Outro projeto é o foco na sociedade, no projeto
coletivo, na inclusão, no cidadão participativo, na inclusão de todos, projeto
em que você faz um escola que se define como democrática mas no sentindo de
possibilitar ensino de qualidade, acesso aos conhecimentos e desenvolvimento
das capacidades intelectuais.
"Uma escola para
formação cultural e científica"
Proponho,
portanto, esse segundo modelo, uma escola para formação cultural e científica,
baseada no conhecimento e no desenvolvimento cognitivo, afetivo e moral dos
alunos, articulada com a diversidade social e cultural dos alunos. Não vou desconhecer as condições sociais
histórias e concretas dos meninos no seu cotidiano.

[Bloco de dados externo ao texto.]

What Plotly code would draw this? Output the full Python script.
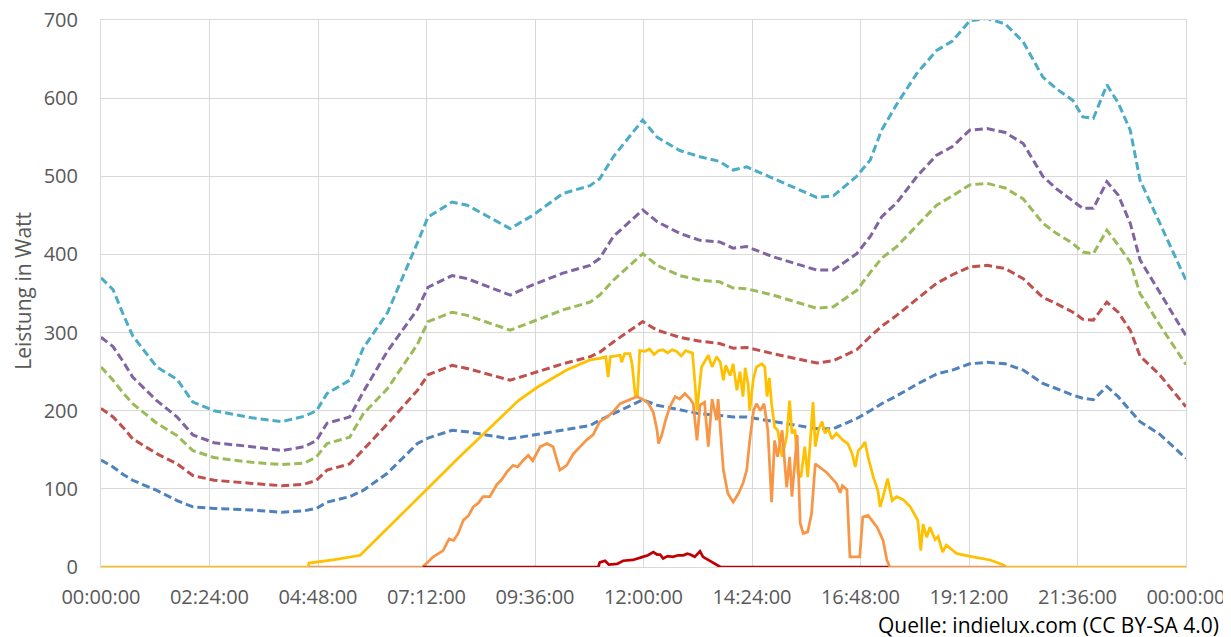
import pandas as pd
import plotly.graph_objects as go

# ---------------- data (minutes since midnight) ----------------
T = [0, 16, 30, 42, 74, 101, 122, 150, 200, 240, 270, 286, 300, 330, 348,
     380, 420, 434, 466, 486, 543, 573, 613, 649, 662, 680, 719, 738, 768, 795,
     821, 839, 857, 892, 950, 972, 1003, 1021, 1036, 1056, 1083, 1109, 1130,
     1153, 1176, 1200, 1224, 1250, 1268, 1290, 1303, 1317, 1335, 1350, 1366,
     1379, 1405, 1440]

blue = [137, 128, 118, 111, 98, 85, 77, 75, 73, 70, 72, 75, 83, 90, 98,
        120, 158, 165, 175, 173, 164, 169, 175, 181, 188, 196, 214, 207, 201, 196,
        194, 192, 192, 186, 177, 177, 190, 200, 209, 219, 234, 247, 252,
        260, 262, 260, 252, 235, 228, 220, 216, 214, 231, 218, 200,
        186, 170, 139]

red = [203, 192, 178, 164, 145, 132, 117, 111, 107, 104, 106, 111, 124, 132, 150,
       183, 226, 246, 258, 254, 239, 248, 260, 269, 275, 288, 314, 303, 294, 289,
       286, 280, 281, 273, 261, 264, 278, 295, 308, 322, 343, 363, 374,
       384, 386, 382, 369, 345, 337, 326, 317, 316, 339, 326, 303,
       270, 246, 205]

green = [256, 239, 222, 209, 184, 168, 149, 140, 134, 131, 133, 141, 158, 166, 196,
         228, 285, 314, 326, 322, 303, 314, 329, 339, 348, 367, 401, 386, 373, 367,
         365, 357, 356, 348, 331, 333, 354, 377, 395, 410, 437, 463, 475,
         489, 491, 485, 471, 440, 427, 414, 403, 401, 431, 412, 390,
         350, 310, 259]

purple = [294, 282, 262, 243, 213, 192, 169, 159, 154, 149, 154, 162, 184, 192, 224,
          276, 330, 358, 373, 369, 348, 361, 376, 386, 395, 423, 457, 442, 427, 418,
          416, 408, 410, 397, 380, 380, 401, 423, 448, 466, 500, 527, 538,
          559, 561, 556, 542, 500, 484, 469, 459, 459, 493, 476, 440,
          393, 352, 296]

cyan = [370, 355, 322, 296, 256, 240, 211, 200, 191, 186, 193, 200, 222, 239, 280,
        325, 415, 448, 467, 463, 433, 450, 478, 488, 497, 525, 572, 550, 533, 525,
        519, 508, 512, 497, 473, 475, 500, 521, 559, 592, 632, 661, 673,
        699, 702, 695, 672, 627, 612, 597, 576, 574, 617, 594, 559,
        495, 440, 367]

yellow_t = [0, 275, 276, 308, 344, 397, 475, 554, 579, 618,
            649, 662, 670, 673, 676, 689, 691, 695, 702, 705,
            709, 712, 715, 722, 728, 734, 740, 746, 752, 758,
            764, 770, 776, 781, 785, 788, 791, 797, 801, 806,
            811, 817, 822, 826, 829, 835, 839, 844, 848, 852,
            855, 859, 861, 866, 870, 877, 881, 884, 887, 890,
            894, 898, 904, 910, 914, 917, 921, 925, 929, 934,
            938, 941, 945, 948, 952, 957, 961, 965, 970, 976,
            985, 991, 997, 1001, 1005, 1010, 1014, 1018, 1025, 1031,
            1034, 1038, 1044, 1050, 1056, 1065, 1074, 1084, 1088, 1091,
            1096, 1100, 1107, 1111, 1117, 1122, 1127, 1136, 1157, 1180,
            1197, 1202, 1440]
yellow_v = [0, 0, 5, 9, 15, 66, 140, 213, 230, 252,
            265, 267, 269, 243, 269, 271, 262, 273, 273, 259,
            220, 218, 277, 276, 279, 272, 277, 278, 274, 278,
            276, 270, 277, 275, 274, 239, 200, 256, 262, 271,
            256, 269, 262, 239, 258, 245, 260, 226, 250, 218,
            255, 232, 200, 242, 256, 260, 256, 218, 242, 209,
            179, 175, 141, 167, 213, 171, 176, 120, 115, 154,
            115, 154, 211, 154, 175, 186, 171, 177, 164, 171,
            162, 158, 145, 128, 149, 154, 160, 141, 115, 98,
            77, 90, 113, 85, 90, 86, 77, 60, 21, 55,
            38, 51, 35, 39, 19, 28, 24, 17, 13, 9,
            3, 0, 0]

orange_t = [276, 427, 441, 448, 454, 462, 468, 474, 481, 488,
            494, 501, 507, 516, 525, 532, 539, 547, 553, 560,
            567, 573, 583, 592, 600, 605, 609, 618, 627, 636,
            645, 653, 662, 672, 680, 689, 698, 711, 718, 726,
            733, 738, 740, 744, 749, 755, 762, 768, 775, 782,
            786, 791, 795, 801, 806, 811, 817, 819, 826, 832,
            839, 846, 852, 857, 861, 866, 870, 875, 880, 885,
            890, 894, 898, 904, 910, 914, 917, 924, 928, 932,
            938, 943, 948, 954, 963, 976, 981, 984, 990, 994,
            1007, 1011, 1018, 1030, 1038, 1043, 1047, 1200]
orange_v = [0, 0, 13, 17, 21, 36, 34, 43, 60, 66,
            77, 82, 90, 90, 105, 112, 122, 130, 128, 136,
            143, 136, 154, 158, 154, 137, 124, 130, 145, 154,
            163, 169, 186, 192, 199, 209, 213, 218, 215, 210,
            198, 175, 158, 168, 187, 205, 218, 215, 222, 215,
            209, 162, 207, 211, 154, 215, 188, 215, 124, 94,
            83, 94, 107, 124, 162, 200, 209, 200, 209, 175,
            83, 162, 141, 175, 102, 141, 90, 169, 56, 43,
            45, 68, 132, 128, 121, 107, 95, 104, 99, 13,
            13, 64, 66, 51, 34, 9, 0, 0]

darkred_t = [427, 660, 662, 669, 674, 685, 693, 706, 719, 726, 733, 738, 742,
             746, 752, 759, 766, 773, 778, 782, 788, 795, 799, 806, 810, 815,
             819, 822, 1045]
darkred_v = [0, 0, 6, 8, 3, 4, 8, 9, 13, 15, 19, 16, 16,
             11, 14, 13, 15, 15, 17, 16, 13, 20, 13, 9, 6, 4,
             1, 0, 0]

x_tick_format = "%H:%M:%S"
y_title = "Leistung in Watt"
source_text = "Quelle: indielux.com (CC BY-SA 4.0)"

# ---------------- figure ----------------
base = pd.Timestamp("2000-01-01")


def to_time(mins):
    return [base + pd.Timedelta(minutes=m) for m in mins]


fig = go.Figure()

dashed = [(blue, "#4F81BD"), (red, "#C0504D"), (green, "#9BBB59"),
          (purple, "#8064A2"), (cyan, "#4BACC6")]
for vals, col in dashed:
    fig.add_trace(go.Scatter(x=to_time(T), y=vals, mode="lines",
                             line=dict(color=col, width=3, dash="8px,4px"),
                             hoverinfo="skip"))

fig.add_trace(go.Scatter(x=to_time(yellow_t), y=yellow_v, mode="lines",
                         line=dict(color="#FFC000", width=2.75)))
fig.add_trace(go.Scatter(x=to_time(orange_t), y=orange_v, mode="lines",
                         line=dict(color="#F79646", width=2.75)))
fig.add_trace(go.Scatter(x=to_time(darkred_t), y=darkred_v, mode="lines",
                         line=dict(color="#C00000", width=2.75)))

font_family = "Open Sans, Noto Sans, sans-serif"

# the page body adds an 8px offset, so the figure is 8px smaller than the window
fig.update_layout(
    width=1223, height=629,
    margin=dict(l=93, r=45, t=12, b=70, autoexpand=False),
    paper_bgcolor="white", plot_bgcolor="white",
    showlegend=False,
    font=dict(family=font_family, color="#595959"),
    xaxis=dict(
        type="date", automargin=False,
        range=[base, base + pd.Timedelta(days=1)],
        tick0=base, dtick=144 * 60 * 1000,
        tickformat=x_tick_format,
        showgrid=True, gridcolor="#D9D9D9", gridwidth=1,
        showline=True, linecolor="#D9D9D9", mirror=True,
        ticks="", ticklabelstandoff=12, ticklabeloverflow="allow",
        tickfont=dict(size=20, color="#595959"),
        zeroline=False,
    ),
    yaxis=dict(
        automargin=False,
        range=[0, 700], dtick=100, tick0=0,
        showgrid=True, gridcolor="#D9D9D9", gridwidth=1,
        showline=True, linecolor="#D9D9D9", mirror=True,
        ticks="", ticklabelstandoff=18, ticklabeloverflow="allow",
        tickfont=dict(size=20, color="#595959"),
        zeroline=False,
    ),
    annotations=[
        dict(text=y_title, textangle=-90, xref="paper", yref="paper",
             x=-0.0719, y=0.505, xanchor="center", yanchor="middle",
             showarrow=False, font=dict(size=21, color="#595959", family=font_family)),
        dict(text=source_text, xref="paper", yref="paper",
             x=(868 - 93) / 1085, y=-(617 - 559) / 547, xanchor="left", yanchor="middle",
             showarrow=False, font=dict(size=21, color="#000000", family=font_family)),
    ],
)

fig.write_html("out.html")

Defendo a escolarização igual para sujeitos
diferentes. Não podemos separar igualdade diferença. Não podemos privilegiar
diferença em prejuízo da igualdade, porque isso é praticar injustiça. Porque
Paulo é diference ele tem de ter ensino ruim, fraco? Precisamps promover
interfaces pedagógicas e as formas do conhecimento local e cotidiano. Relação
dos conhecimentos científico, da escola, e conhecimento do cotidiano que as
crianças trazem da sua situação de vida. Concluo afirmando que nosso trabalho,
como professores, é um caminho de duplo movimento. Conhecimentos históricos das
crianças, da experiência cotidiana, devem ser retrabalhados pelas professores
na escolas e, dessa forma, os alunos retornam às suas práticas culturais com
compreensão ampliada.
Bibliografia: mais detalhes
sobre o pensamento do professor José Carlos Libâneo estão publicados nos seus
principais livros, “Democratização da Escola Pública – A Pedagogia
Crítico-social dos Conteúdos”, “Didática” e “Pedagogia e Pedagogos, para quê?”